- _DATASET CONTENT_:

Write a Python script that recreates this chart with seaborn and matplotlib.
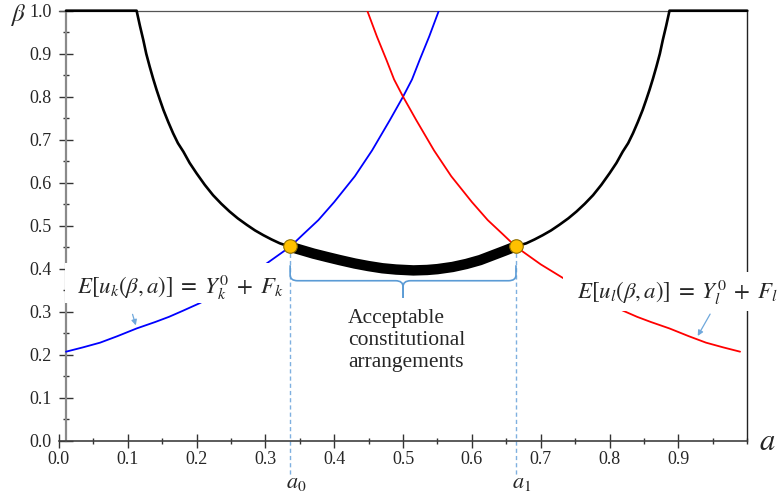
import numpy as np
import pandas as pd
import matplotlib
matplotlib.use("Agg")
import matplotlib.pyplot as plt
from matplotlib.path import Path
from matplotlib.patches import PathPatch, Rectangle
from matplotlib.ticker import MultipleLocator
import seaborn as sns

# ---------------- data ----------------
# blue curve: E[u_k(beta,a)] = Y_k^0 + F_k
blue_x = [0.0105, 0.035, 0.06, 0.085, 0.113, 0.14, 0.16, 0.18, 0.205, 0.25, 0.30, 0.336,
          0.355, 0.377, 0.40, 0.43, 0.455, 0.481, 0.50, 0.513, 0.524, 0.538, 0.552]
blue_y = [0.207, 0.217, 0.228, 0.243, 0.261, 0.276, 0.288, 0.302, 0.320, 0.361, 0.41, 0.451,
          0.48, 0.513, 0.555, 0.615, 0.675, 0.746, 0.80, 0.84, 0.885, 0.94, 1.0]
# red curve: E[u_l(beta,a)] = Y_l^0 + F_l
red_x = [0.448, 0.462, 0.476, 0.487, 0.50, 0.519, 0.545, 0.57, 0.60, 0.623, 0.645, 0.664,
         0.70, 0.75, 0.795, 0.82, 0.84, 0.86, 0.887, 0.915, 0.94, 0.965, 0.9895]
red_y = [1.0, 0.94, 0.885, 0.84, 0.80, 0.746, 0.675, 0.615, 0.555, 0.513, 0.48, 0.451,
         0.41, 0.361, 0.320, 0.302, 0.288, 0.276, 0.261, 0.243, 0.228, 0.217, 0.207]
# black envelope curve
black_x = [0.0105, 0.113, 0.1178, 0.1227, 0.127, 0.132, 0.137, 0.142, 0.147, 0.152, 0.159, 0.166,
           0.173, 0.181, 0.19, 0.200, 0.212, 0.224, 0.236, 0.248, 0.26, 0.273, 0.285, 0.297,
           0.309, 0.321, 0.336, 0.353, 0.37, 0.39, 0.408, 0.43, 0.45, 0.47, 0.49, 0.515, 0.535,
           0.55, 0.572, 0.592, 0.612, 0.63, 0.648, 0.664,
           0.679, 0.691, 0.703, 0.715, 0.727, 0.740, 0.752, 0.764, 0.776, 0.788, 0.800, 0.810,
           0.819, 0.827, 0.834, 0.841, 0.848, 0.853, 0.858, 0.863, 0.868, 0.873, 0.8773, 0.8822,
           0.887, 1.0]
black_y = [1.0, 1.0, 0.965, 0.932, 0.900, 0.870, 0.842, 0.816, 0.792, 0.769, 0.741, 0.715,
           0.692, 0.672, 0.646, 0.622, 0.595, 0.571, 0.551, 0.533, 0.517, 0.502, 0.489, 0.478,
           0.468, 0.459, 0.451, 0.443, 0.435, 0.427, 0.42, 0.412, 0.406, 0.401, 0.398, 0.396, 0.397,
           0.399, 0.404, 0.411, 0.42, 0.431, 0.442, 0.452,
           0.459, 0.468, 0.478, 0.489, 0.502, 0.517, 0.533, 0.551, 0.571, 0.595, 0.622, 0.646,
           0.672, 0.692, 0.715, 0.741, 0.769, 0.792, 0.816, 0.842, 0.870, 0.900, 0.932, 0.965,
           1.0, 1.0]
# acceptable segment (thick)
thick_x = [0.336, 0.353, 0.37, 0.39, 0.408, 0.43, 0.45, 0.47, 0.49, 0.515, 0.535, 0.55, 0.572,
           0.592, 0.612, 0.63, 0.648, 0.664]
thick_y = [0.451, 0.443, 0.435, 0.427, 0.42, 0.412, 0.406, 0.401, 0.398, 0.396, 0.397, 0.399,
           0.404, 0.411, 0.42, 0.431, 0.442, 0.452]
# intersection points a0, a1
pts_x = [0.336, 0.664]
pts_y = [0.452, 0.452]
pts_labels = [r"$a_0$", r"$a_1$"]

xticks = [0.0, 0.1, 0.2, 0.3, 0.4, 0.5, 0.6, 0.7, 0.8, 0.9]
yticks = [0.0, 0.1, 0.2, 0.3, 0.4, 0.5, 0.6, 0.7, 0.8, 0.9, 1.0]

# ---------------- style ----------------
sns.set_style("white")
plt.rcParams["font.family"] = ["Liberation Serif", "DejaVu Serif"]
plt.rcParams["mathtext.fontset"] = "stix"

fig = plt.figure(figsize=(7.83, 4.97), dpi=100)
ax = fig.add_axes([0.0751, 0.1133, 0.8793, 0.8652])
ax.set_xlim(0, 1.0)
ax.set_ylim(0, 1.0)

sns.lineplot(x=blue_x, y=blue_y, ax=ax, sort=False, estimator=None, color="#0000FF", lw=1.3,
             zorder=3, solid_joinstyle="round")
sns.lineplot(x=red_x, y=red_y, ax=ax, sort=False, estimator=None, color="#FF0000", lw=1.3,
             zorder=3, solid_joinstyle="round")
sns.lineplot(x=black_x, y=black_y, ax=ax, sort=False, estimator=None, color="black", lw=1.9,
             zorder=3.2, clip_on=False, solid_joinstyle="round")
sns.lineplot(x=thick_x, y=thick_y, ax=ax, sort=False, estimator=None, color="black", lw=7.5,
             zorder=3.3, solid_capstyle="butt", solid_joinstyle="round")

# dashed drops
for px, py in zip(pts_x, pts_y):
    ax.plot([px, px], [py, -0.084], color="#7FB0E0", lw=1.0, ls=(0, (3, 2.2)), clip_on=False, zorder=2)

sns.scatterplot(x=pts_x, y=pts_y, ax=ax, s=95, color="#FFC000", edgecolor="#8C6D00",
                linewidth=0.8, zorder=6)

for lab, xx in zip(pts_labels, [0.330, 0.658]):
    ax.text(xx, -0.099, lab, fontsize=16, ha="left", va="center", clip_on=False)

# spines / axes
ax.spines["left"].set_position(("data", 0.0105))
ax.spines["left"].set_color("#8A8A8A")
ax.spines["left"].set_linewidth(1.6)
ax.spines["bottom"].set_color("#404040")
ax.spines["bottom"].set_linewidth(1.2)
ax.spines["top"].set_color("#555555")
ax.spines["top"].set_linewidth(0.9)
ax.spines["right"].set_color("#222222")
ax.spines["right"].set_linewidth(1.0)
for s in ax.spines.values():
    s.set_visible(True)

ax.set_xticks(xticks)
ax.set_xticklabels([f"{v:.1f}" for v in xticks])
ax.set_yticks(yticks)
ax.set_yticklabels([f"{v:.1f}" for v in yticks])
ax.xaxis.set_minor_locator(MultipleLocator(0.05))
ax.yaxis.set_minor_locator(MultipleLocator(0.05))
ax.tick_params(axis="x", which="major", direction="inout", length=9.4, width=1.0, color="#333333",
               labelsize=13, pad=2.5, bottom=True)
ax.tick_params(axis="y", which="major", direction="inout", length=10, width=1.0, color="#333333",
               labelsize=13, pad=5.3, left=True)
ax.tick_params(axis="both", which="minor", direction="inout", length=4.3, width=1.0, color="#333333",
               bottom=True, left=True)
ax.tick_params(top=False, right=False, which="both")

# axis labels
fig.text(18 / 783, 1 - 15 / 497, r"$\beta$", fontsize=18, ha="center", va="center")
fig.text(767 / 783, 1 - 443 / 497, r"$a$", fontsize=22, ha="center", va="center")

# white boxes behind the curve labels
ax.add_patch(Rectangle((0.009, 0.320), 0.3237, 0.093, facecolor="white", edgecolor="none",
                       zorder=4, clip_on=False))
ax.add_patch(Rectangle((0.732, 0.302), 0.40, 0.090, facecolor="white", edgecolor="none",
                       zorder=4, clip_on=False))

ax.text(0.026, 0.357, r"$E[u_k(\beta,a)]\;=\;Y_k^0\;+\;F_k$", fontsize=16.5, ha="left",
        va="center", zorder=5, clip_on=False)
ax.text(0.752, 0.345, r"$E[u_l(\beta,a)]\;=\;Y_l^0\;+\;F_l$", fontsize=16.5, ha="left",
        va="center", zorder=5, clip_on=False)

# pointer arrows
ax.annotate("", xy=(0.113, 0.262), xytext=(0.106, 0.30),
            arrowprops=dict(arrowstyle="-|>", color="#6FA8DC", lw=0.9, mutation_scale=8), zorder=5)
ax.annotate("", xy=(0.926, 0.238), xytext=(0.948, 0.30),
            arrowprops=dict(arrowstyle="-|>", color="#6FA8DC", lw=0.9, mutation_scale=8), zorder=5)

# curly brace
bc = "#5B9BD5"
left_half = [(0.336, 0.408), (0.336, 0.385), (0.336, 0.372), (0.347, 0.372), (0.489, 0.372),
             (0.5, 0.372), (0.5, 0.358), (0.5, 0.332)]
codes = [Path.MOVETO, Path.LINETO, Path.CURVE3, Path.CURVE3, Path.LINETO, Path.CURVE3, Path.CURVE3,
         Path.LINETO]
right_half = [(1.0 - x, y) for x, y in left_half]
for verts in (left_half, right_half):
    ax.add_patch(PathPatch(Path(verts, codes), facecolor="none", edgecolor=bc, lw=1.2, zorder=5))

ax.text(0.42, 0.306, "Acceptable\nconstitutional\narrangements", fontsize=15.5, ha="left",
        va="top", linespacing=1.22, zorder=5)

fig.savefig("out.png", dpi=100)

- _TASK DIRECTIONS_:
Up to and including the line containing "import seaborn as sns", repeat every line from the start of the data, but none of the pictures.

- _RESPONSE TO THIS EXERCISE_:
Write a Python script that recreates this chart with seaborn and matplotlib.
import numpy as np
import pandas as pd
import matplotlib
matplotlib.use("Agg")
import matplotlib.pyplot as plt
from matplotlib.path import Path
from matplotlib.patches import PathPatch, Rectangle
from matplotlib.ticker import MultipleLocator
import seaborn as sns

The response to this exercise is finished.